Pictures stay out of the copy; restate everything else in the material exactly.

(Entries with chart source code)
----------

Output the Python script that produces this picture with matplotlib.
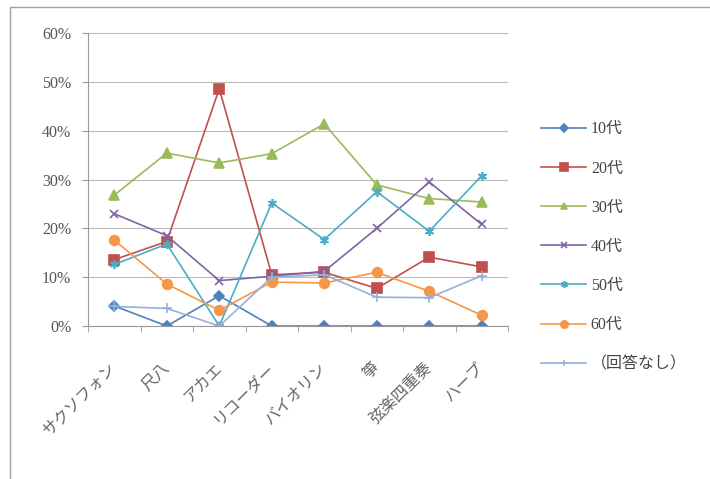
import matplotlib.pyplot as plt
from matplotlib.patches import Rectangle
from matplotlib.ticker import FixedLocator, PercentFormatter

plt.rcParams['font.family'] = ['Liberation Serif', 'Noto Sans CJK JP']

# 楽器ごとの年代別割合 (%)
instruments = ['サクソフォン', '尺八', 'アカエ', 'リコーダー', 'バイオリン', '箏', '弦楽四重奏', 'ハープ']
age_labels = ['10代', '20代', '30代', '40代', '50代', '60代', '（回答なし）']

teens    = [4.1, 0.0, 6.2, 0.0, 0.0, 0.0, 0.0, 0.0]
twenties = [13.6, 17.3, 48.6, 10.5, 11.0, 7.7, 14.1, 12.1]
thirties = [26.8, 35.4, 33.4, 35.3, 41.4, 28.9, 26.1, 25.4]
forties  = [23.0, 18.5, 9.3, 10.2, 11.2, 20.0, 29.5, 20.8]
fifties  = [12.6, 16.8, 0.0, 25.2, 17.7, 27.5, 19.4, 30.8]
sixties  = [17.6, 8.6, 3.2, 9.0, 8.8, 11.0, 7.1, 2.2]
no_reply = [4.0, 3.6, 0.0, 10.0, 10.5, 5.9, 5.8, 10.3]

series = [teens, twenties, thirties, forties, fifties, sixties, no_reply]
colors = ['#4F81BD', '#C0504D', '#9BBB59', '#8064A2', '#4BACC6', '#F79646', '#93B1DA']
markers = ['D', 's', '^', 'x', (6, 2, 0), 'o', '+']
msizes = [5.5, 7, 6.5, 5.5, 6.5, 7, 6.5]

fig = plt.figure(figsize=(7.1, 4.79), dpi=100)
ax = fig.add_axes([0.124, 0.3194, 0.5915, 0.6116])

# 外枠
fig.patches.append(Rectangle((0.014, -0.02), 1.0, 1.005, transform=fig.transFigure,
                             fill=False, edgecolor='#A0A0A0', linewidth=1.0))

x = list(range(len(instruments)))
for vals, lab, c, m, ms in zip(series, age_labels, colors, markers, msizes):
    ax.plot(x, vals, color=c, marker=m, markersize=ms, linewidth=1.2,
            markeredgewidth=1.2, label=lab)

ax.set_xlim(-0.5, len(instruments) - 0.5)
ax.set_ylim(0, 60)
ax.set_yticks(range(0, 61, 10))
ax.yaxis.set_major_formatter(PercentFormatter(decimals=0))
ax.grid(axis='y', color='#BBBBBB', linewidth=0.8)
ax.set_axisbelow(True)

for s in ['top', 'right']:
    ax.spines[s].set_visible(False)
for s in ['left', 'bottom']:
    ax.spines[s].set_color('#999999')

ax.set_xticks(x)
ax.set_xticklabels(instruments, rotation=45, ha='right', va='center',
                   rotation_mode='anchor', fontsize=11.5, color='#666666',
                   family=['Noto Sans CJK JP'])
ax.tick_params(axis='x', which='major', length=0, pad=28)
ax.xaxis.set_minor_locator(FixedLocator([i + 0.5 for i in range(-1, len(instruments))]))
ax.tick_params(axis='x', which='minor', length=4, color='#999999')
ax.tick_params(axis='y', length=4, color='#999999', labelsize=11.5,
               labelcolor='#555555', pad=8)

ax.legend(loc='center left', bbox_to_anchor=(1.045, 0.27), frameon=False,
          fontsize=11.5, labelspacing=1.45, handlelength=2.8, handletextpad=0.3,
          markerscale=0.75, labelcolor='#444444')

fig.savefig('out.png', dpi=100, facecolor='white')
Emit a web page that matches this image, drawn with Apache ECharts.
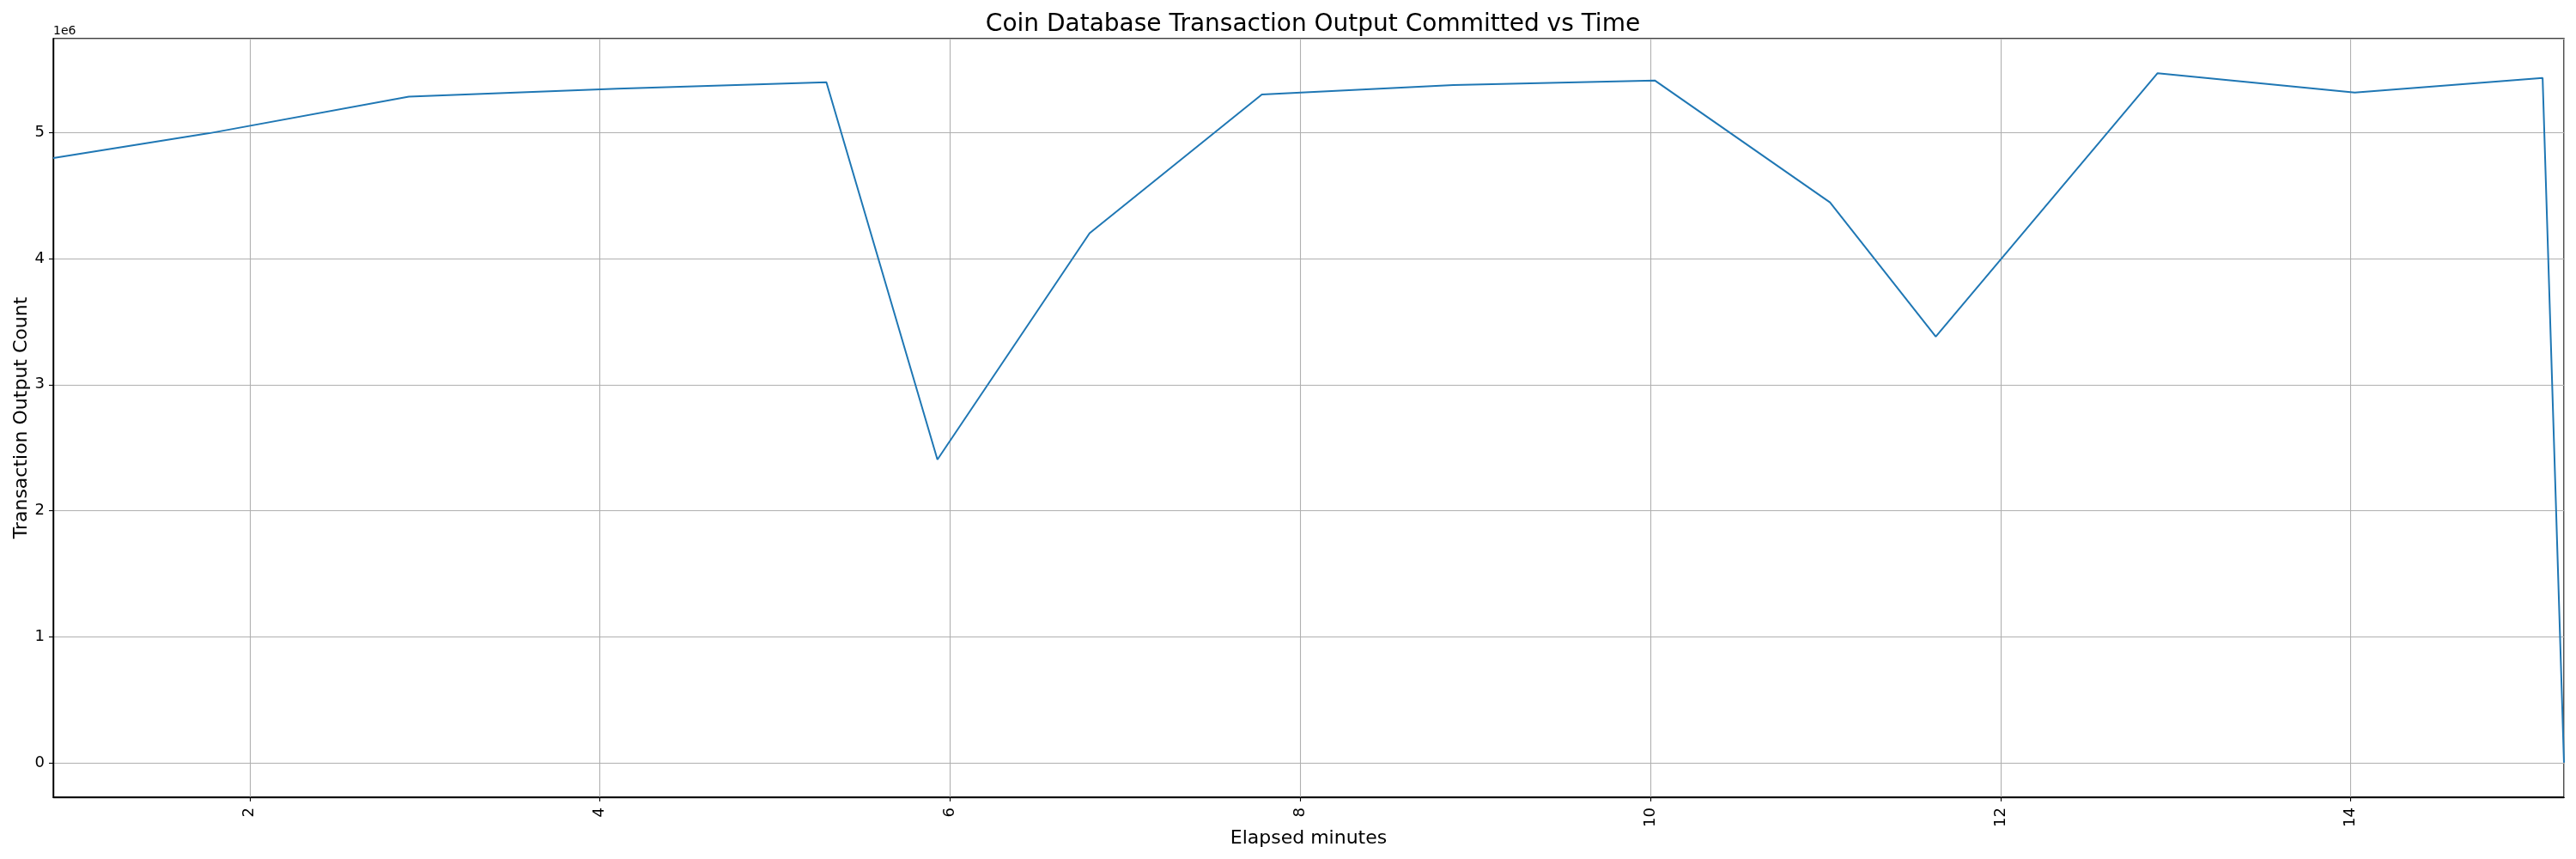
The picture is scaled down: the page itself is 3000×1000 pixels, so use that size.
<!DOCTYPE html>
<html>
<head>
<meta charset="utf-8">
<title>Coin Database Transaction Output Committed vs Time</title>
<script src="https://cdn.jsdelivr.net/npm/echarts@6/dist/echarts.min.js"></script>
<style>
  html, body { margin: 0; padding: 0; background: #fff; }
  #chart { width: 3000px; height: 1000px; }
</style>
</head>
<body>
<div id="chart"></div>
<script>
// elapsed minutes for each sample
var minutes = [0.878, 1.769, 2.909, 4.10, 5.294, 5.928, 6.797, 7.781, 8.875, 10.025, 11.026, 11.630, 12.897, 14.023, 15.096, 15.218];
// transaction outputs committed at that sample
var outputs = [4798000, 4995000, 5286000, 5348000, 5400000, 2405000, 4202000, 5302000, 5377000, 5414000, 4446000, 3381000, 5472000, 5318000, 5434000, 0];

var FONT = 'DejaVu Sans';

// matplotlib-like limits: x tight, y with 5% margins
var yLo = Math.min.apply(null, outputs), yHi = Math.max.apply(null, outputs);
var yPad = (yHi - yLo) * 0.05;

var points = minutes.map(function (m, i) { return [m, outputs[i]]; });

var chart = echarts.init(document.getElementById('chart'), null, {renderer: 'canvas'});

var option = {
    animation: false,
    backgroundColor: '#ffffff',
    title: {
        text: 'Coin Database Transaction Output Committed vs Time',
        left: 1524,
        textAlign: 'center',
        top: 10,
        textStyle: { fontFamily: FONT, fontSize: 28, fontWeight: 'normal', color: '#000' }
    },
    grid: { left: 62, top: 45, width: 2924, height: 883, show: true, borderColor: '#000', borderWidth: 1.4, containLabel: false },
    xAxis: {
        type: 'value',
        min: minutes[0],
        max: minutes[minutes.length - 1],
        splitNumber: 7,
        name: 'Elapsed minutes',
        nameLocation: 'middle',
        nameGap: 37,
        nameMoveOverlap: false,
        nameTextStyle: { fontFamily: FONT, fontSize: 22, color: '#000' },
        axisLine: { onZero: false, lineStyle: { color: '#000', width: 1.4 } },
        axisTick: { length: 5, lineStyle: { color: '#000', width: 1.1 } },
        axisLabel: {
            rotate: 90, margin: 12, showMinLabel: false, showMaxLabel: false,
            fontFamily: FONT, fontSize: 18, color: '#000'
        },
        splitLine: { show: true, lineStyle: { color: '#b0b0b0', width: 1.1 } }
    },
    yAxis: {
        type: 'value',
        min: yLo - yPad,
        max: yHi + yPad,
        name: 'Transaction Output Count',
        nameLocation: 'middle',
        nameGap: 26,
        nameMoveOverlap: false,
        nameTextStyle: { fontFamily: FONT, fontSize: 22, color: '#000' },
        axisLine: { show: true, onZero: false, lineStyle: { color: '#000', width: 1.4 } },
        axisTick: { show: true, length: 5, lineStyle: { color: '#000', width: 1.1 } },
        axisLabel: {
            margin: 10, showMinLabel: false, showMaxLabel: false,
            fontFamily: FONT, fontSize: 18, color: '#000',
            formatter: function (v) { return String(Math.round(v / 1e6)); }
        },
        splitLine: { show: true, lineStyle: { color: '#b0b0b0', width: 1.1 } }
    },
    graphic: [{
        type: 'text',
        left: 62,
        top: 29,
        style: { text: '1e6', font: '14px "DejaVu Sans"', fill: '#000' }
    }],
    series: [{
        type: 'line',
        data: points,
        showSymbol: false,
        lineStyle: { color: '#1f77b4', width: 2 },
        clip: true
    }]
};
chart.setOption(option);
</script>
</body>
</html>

----------

[Answer below]
Output the Python script that produces this picture with matplotlib.
import matplotlib.pyplot as plt
from matplotlib.patches import Rectangle
from matplotlib.ticker import FixedLocator, PercentFormatter

plt.rcParams['font.family'] = ['Liberation Serif', 'Noto Sans CJK JP']

# 楽器ごとの年代別割合 (%)
instruments = ['サクソフォン', '尺八', 'アカエ', 'リコーダー', 'バイオリン', '箏', '弦楽四重奏', 'ハープ']
age_labels = ['10代', '20代', '30代', '40代', '50代', '60代', '（回答なし）']

teens    = [4.1, 0.0, 6.2, 0.0, 0.0, 0.0, 0.0, 0.0]
twenties = [13.6, 17.3, 48.6, 10.5, 11.0, 7.7, 14.1, 12.1]
thirties = [26.8, 35.4, 33.4, 35.3, 41.4, 28.9, 26.1, 25.4]
forties  = [23.0, 18.5, 9.3, 10.2, 11.2, 20.0, 29.5, 20.8]
fifties  = [12.6, 16.8, 0.0, 25.2, 17.7, 27.5, 19.4, 30.8]
sixties  = [17.6, 8.6, 3.2, 9.0, 8.8, 11.0, 7.1, 2.2]
no_reply = [4.0, 3.6, 0.0, 10.0, 10.5, 5.9, 5.8, 10.3]

series = [teens, twenties, thirties, forties, fifties, sixties, no_reply]
colors = ['#4F81BD', '#C0504D', '#9BBB59', '#8064A2', '#4BACC6', '#F79646', '#93B1DA']
markers = ['D', 's', '^', 'x', (6, 2, 0), 'o', '+']
msizes = [5.5, 7, 6.5, 5.5, 6.5, 7, 6.5]

fig = plt.figure(figsize=(7.1, 4.79), dpi=100)
ax = fig.add_axes([0.124, 0.3194, 0.5915, 0.6116])

# 外枠
fig.patches.append(Rectangle((0.014, -0.02), 1.0, 1.005, transform=fig.transFigure,
                             fill=False, edgecolor='#A0A0A0', linewidth=1.0))

x = list(range(len(instruments)))
for vals, lab, c, m, ms in zip(series, age_labels, colors, markers, msizes):
    ax.plot(x, vals, color=c, marker=m, markersize=ms, linewidth=1.2,
            markeredgewidth=1.2, label=lab)

ax.set_xlim(-0.5, len(instruments) - 0.5)
ax.set_ylim(0, 60)
ax.set_yticks(range(0, 61, 10))
ax.yaxis.set_major_formatter(PercentFormatter(decimals=0))
ax.grid(axis='y', color='#BBBBBB', linewidth=0.8)
ax.set_axisbelow(True)

for s in ['top', 'right']:
    ax.spines[s].set_visible(False)
for s in ['left', 'bottom']:
    ax.spines[s].set_color('#999999')

ax.set_xticks(x)
ax.set_xticklabels(instruments, rotation=45, ha='right', va='center',
                   rotation_mode='anchor', fontsize=11.5, color='#666666',
                   family=['Noto Sans CJK JP'])
ax.tick_params(axis='x', which='major', length=0, pad=28)
ax.xaxis.set_minor_locator(FixedLocator([i + 0.5 for i in range(-1, len(instruments))]))
ax.tick_params(axis='x', which='minor', length=4, color='#999999')
ax.tick_params(axis='y', length=4, color='#999999', labelsize=11.5,
               labelcolor='#555555', pad=8)

ax.legend(loc='center left', bbox_to_anchor=(1.045, 0.27), frameon=False,
          fontsize=11.5, labelspacing=1.45, handlelength=2.8, handletextpad=0.3,
          markerscale=0.75, labelcolor='#444444')

fig.savefig('out.png', dpi=100, facecolor='white')
Emit a web page that matches this image, drawn with Apache ECharts.
The picture is scaled down: the page itself is 3000×1000 pixels, so use that size.
<!DOCTYPE html>
<html>
<head>
<meta charset="utf-8">
<title>Coin Database Transaction Output Committed vs Time</title>
<script src="https://cdn.jsdelivr.net/npm/echarts@6/dist/echarts.min.js"></script>
<style>
  html, body { margin: 0; padding: 0; background: #fff; }
  #chart { width: 3000px; height: 1000px; }
</style>
</head>
<body>
<div id="chart"></div>
<script>
// elapsed minutes for each sample
var minutes = [0.878, 1.769, 2.909, 4.10, 5.294, 5.928, 6.797, 7.781, 8.875, 10.025, 11.026, 11.630, 12.897, 14.023, 15.096, 15.218];
// transaction outputs committed at that sample
var outputs = [4798000, 4995000, 5286000, 5348000, 5400000, 2405000, 4202000, 5302000, 5377000, 5414000, 4446000, 3381000, 5472000, 5318000, 5434000, 0];

var FONT = 'DejaVu Sans';

// matplotlib-like limits: x tight, y with 5% margins
var yLo = Math.min.apply(null, outputs), yHi = Math.max.apply(null, outputs);
var yPad = (yHi - yLo) * 0.05;

var points = minutes.map(function (m, i) { return [m, outputs[i]]; });

var chart = echarts.init(document.getElementById('chart'), null, {renderer: 'canvas'});

var option = {
    animation: false,
    backgroundColor: '#ffffff',
    title: {
        text: 'Coin Database Transaction Output Committed vs Time',
        left: 1524,
        textAlign: 'center',
        top: 10,
        textStyle: { fontFamily: FONT, fontSize: 28, fontWeight: 'normal', color: '#000' }
    },
    grid: { left: 62, top: 45, width: 2924, height: 883, show: true, borderColor: '#000', borderWidth: 1.4, containLabel: false },
    xAxis: {
        type: 'value',
        min: minutes[0],
        max: minutes[minutes.length - 1],
        splitNumber: 7,
        name: 'Elapsed minutes',
        nameLocation: 'middle',
        nameGap: 37,
        nameMoveOverlap: false,
        nameTextStyle: { fontFamily: FONT, fontSize: 22, color: '#000' },
        axisLine: { onZero: false, lineStyle: { color: '#000', width: 1.4 } },
        axisTick: { length: 5, lineStyle: { color: '#000', width: 1.1 } },
        axisLabel: {
            rotate: 90, margin: 12, showMinLabel: false, showMaxLabel: false,
            fontFamily: FONT, fontSize: 18, color: '#000'
        },
        splitLine: { show: true, lineStyle: { color: '#b0b0b0', width: 1.1 } }
    },
    yAxis: {
        type: 'value',
        min: yLo - yPad,
        max: yHi + yPad,
        name: 'Transaction Output Count',
        nameLocation: 'middle',
        nameGap: 26,
        nameMoveOverlap: false,
        nameTextStyle: { fontFamily: FONT, fontSize: 22, color: '#000' },
        axisLine: { show: true, onZero: false, lineStyle: { color: '#000', width: 1.4 } },
        axisTick: { show: true, length: 5, lineStyle: { color: '#000', width: 1.1 } },
        axisLabel: {
            margin: 10, showMinLabel: false, showMaxLabel: false,
            fontFamily: FONT, fontSize: 18, color: '#000',
            formatter: function (v) { return String(Math.round(v / 1e6)); }
        },
        splitLine: { show: true, lineStyle: { color: '#b0b0b0', width: 1.1 } }
    },
    graphic: [{
        type: 'text',
        left: 62,
        top: 29,
        style: { text: '1e6', font: '14px "DejaVu Sans"', fill: '#000' }
    }],
    series: [{
        type: 'line',
        data: points,
        showSymbol: false,
        lineStyle: { color: '#1f77b4', width: 2 },
        clip: true
    }]
};
chart.setOption(option);
</script>
</body>
</html>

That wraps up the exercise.